Friday, May 16, 2025

Scanning the Latent Psyche: A New Frontier in Foresight Methodology

What if the future we’re planning for is already coded into the dreams, fears, and ideals of seemingly ordinary individuals walking among us today?


At the Alternative Planetary Futures Institute, we often ask what a planetary paradigm shift in foresight might look like. Here's a compelling proposition: instead of only extrapolating futures from trends, institutions, or known structural or systemic disruptions, let us dive into the deep well of individual consciousness. Let us ask a bold, almost heretical question in traditional futures thinking:

What if a powerless individual today becomes the most powerful leader of 2040?

This is not a hypothetical for a science fiction novel. With AI and psychographic mapping, we can begin to model this possibility now—systematically, ethically, and imaginatively.


A Paradigm Shift: From Trends to Consciousness

Conventional foresight builds on macro-level analysis: economic indicators, technological breakthroughs, environmental shifts, political instability. But what if the next wave of disruption arises not from structures, but from disruptors and their unique souls?

We propose a new foresight methodology: Psychographic Futures Mapping. This approach uses AI and big data to collect, decode, and simulate the latent futures embedded within the individual minds of the global population—those 8 billion sparks of potential transformation.

This is not a fantasy. Social media, personal writings, artwork, music, and even emergent brain-interface technologies are creating a massive archive of ideological expressions, value systems, and imaginative horizons. AI can help us sift through this sea of consciousness, the Noosphere, and identify patterns—ideological archetypes, world-shaping dreams, dormant fears, and radical hopes.

Methodological Steps Toward a New Scanning Paradigm

1. Psychographic Mapping:
Aggregate large-scale psychographic data from global populations—qualitative (narratives, expressions, stories) and quantitative (surveys, sentiment analysis, neural data). This helps build ideological and emotional profiles, what we might call “consciousness fingerprints.”
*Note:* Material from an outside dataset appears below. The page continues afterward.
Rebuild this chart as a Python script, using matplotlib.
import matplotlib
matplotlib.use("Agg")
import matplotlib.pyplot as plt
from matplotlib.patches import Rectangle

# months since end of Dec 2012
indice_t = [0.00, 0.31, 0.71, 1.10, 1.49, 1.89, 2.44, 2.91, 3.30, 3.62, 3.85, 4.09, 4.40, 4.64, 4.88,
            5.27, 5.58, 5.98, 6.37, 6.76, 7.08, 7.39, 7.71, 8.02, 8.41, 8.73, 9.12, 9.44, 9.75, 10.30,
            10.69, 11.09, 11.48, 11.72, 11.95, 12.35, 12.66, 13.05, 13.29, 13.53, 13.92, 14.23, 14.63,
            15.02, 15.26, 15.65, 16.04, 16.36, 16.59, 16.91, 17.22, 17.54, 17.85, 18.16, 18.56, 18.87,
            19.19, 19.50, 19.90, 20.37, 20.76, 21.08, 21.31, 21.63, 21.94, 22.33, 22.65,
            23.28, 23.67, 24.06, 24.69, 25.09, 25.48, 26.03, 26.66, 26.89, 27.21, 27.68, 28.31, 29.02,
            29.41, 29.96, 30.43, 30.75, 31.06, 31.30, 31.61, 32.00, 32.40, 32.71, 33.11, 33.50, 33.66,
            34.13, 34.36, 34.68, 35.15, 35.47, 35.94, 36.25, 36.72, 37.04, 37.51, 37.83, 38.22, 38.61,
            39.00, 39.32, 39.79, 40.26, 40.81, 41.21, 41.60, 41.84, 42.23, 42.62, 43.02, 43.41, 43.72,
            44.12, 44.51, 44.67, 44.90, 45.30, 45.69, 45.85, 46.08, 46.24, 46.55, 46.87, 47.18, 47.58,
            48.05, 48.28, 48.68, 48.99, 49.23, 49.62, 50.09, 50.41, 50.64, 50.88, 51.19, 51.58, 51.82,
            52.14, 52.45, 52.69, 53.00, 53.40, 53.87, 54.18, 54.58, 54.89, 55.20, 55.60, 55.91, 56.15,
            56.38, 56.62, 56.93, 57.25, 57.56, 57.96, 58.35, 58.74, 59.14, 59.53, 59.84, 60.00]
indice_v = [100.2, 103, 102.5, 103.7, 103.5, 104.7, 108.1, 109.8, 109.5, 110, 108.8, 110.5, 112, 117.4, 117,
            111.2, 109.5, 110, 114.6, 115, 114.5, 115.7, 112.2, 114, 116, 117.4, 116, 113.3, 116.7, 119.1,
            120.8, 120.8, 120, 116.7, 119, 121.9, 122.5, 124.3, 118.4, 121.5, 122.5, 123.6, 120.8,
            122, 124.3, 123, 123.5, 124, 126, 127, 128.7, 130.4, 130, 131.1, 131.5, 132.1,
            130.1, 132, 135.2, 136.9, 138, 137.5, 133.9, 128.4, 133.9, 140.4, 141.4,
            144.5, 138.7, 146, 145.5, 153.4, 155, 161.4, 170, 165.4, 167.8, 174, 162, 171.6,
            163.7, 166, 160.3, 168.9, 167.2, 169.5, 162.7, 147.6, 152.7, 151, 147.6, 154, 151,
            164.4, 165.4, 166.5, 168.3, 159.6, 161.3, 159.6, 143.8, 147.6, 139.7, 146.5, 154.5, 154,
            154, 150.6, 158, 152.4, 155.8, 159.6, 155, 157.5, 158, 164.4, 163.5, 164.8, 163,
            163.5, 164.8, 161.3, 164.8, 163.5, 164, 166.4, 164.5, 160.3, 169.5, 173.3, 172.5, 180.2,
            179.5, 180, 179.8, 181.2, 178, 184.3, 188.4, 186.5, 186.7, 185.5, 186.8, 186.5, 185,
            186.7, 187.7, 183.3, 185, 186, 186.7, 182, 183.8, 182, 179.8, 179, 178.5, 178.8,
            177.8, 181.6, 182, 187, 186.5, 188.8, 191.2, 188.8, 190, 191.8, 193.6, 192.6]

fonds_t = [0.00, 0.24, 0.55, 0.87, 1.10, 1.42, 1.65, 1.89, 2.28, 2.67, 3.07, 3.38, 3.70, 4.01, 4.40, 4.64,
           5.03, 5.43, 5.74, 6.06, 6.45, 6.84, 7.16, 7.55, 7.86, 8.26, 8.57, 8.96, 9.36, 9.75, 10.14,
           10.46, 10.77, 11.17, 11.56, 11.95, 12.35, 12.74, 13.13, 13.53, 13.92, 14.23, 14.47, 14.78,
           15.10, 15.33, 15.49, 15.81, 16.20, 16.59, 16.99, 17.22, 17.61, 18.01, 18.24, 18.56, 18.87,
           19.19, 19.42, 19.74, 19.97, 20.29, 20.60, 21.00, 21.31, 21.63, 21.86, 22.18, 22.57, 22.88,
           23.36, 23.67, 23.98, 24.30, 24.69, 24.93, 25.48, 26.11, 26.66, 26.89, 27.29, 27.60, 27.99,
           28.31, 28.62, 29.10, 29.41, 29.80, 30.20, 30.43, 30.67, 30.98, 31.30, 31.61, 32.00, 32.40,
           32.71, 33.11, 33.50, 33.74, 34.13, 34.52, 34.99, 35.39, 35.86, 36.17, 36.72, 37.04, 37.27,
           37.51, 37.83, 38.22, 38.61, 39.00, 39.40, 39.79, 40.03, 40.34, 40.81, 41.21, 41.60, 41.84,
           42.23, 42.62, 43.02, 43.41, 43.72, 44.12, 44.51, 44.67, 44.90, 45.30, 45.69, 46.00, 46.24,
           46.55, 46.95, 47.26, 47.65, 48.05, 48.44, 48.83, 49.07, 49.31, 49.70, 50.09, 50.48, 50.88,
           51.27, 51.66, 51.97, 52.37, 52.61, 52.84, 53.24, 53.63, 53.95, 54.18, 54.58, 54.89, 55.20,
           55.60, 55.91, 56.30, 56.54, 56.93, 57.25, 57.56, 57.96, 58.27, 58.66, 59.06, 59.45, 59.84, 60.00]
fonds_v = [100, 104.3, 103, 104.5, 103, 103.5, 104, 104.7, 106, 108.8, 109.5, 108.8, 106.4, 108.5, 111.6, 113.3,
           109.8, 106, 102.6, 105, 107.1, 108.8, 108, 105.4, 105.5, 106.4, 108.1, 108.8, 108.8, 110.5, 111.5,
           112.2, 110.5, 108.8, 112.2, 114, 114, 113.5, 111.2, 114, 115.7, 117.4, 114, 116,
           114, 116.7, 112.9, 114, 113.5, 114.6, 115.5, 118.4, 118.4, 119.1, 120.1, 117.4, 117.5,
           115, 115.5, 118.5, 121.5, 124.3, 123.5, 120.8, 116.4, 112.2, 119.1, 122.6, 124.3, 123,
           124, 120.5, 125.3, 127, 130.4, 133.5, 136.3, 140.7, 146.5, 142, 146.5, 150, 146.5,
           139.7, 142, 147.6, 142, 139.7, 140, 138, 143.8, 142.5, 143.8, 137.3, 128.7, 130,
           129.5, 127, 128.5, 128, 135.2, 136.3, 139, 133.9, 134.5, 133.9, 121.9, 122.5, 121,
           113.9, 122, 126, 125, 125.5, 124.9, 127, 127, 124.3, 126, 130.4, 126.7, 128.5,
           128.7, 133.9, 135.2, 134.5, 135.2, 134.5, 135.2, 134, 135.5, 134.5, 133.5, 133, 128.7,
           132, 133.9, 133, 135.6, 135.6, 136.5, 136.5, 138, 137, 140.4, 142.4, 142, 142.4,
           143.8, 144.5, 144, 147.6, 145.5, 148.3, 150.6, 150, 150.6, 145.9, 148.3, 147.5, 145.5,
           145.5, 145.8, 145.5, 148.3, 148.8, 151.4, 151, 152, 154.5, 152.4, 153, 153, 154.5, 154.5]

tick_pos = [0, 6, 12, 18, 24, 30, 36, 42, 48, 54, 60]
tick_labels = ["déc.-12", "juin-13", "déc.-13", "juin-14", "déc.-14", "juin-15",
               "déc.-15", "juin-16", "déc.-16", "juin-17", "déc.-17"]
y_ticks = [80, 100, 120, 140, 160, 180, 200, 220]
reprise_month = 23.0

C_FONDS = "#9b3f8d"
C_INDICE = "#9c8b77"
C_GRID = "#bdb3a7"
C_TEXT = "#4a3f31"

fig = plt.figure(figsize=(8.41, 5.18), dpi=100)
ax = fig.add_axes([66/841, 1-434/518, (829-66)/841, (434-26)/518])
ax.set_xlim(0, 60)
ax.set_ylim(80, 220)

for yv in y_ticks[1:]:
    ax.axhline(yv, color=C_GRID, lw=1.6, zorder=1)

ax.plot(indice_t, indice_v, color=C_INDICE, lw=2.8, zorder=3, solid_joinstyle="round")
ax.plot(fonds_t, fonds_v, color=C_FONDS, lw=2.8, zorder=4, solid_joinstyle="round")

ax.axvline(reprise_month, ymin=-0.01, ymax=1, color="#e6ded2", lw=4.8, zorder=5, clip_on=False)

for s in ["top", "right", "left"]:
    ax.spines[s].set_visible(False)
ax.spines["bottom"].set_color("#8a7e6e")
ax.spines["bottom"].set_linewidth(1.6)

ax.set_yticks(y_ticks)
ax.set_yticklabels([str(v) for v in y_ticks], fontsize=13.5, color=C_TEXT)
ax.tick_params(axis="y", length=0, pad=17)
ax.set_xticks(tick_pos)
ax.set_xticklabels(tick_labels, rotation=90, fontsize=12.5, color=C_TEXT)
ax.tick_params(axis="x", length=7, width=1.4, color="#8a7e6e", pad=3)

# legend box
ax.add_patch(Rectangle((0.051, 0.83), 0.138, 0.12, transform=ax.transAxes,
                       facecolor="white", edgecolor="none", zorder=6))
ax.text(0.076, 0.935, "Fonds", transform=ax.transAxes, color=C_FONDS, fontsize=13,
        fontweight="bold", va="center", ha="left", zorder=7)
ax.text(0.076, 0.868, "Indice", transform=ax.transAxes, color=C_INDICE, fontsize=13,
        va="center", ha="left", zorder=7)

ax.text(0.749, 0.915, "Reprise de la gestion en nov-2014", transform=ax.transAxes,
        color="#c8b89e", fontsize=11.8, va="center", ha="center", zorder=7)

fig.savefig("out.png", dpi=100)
2. Agent Empowerment Scenarios:
Imagine that an individual or a type of psyche is catapulted into power: as a political leader, a tech magnate, a cultural icon. What kind of future would that person create? These scenarios are not event-based but mindset-based. They are not "what if a war happens?" but "what if this mind leads the world?"

3. Influence Modeling:
Simulate how these ideologies might spread through society. What kind of conditions would accelerate their rise? Economic collapse? Climate tipping points? AI singularity? Use network theory and structural receptivity models to understand under what circumstances such minds become influential.

4. Narrative Emergence:
Ask not only what such futures might look like, but what they feel like. What new stories, myths, aesthetics, and rituals emerge from these ideologies-in-power?


Ethical Horizons and the 2040 Inflection Point

If we accept the thesis presented in the book Planetary Foresight and Ethics—that every 20 years marks an explosion of some type (1920s, 1940s, 1960s, 1980s, 2000s, 2020s)—then 2040 becomes the next critical inflection point. It may not be a single revolution, but a multidimensional eruption of worldviews.
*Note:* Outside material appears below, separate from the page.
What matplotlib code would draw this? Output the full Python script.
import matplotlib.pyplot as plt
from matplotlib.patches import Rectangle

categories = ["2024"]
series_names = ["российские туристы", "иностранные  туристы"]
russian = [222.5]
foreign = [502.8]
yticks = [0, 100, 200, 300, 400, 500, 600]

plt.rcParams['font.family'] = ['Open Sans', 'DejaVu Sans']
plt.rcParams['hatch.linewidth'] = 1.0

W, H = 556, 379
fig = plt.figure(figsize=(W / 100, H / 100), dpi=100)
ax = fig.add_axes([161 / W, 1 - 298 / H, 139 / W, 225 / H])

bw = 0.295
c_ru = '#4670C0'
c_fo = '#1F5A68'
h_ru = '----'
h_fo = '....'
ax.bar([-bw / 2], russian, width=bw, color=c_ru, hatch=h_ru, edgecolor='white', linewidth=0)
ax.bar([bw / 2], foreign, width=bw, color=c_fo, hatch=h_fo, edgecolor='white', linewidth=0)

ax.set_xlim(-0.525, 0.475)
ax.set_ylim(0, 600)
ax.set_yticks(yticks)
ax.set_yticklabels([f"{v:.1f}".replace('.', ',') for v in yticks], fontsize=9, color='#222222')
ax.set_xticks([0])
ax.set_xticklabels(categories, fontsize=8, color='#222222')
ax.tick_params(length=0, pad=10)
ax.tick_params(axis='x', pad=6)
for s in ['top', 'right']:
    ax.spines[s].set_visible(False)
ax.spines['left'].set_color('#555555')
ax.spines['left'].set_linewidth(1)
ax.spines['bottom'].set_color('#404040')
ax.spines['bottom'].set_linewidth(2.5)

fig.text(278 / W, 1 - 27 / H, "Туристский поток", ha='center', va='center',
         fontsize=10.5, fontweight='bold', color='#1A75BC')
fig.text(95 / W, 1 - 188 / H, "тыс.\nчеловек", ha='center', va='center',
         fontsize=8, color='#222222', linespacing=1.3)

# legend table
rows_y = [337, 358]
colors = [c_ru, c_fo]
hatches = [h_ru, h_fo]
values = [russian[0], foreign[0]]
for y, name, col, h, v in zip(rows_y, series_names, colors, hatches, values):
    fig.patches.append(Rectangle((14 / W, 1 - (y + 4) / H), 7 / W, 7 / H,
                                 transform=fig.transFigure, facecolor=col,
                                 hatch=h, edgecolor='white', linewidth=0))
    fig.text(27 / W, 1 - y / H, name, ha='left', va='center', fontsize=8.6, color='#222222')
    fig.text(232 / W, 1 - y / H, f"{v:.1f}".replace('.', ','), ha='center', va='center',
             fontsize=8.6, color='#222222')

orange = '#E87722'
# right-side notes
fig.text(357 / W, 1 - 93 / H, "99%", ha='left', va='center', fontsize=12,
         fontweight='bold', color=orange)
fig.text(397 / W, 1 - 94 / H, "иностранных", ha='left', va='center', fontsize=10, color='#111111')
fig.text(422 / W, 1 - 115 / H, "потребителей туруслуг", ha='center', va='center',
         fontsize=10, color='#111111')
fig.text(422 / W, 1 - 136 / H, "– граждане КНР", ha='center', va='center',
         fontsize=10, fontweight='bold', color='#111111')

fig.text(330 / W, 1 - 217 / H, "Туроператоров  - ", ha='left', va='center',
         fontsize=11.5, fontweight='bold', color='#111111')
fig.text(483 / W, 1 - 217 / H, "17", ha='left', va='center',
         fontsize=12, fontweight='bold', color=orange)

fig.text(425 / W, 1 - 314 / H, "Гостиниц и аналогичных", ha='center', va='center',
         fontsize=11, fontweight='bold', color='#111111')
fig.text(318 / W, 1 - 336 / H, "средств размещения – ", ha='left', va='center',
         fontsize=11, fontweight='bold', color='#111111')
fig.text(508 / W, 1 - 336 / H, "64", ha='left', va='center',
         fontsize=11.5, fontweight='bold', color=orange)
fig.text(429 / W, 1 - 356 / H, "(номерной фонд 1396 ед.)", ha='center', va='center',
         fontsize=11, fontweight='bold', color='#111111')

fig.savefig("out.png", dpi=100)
This means that the 2020s are the crucible decade—a time to identify and engage with the nascent ideologies of the next power generation. Many transformative leaders forged their vision in their twenties; by the time they rise to power in their sixties or seventies, their ideologies have had decades to gestate.

Why wait for those ideas to manifest when we can start simulating their implications now?

This approach raises essential ethical questions:

Should we simulate potentially dangerous or extremist ideologies?

What safeguards should exist around ideologically sensitive data?

Who gets to decide which minds are surfaced for simulation?

What role should public participation play in psychographic scanning?

These are not easy questions, but futures work was never meant to be easy. It was meant to be responsible.


From Mirror to Map: The Role of AI

In this new paradigm, AI is not just a forecasting assistant; it becomes a mirror of latent human potential. It reflects to us what we have not yet fully seen: the seeds of transformation scattered in the everyday minds of the world.

This is a call to move from foresight to foreconsciousness.

Let us stop treating individuals as passive data points and begin treating them as potential agents of history. With this shift, foresight transforms from predictive science to planetary empathy—from trend analysis to consciousness cartography.

The future may already exist—not in the clouds of macrohistory, but in the inner climate of human hearts and minds. What we choose to do with that realization could define the next era of planetary futures work.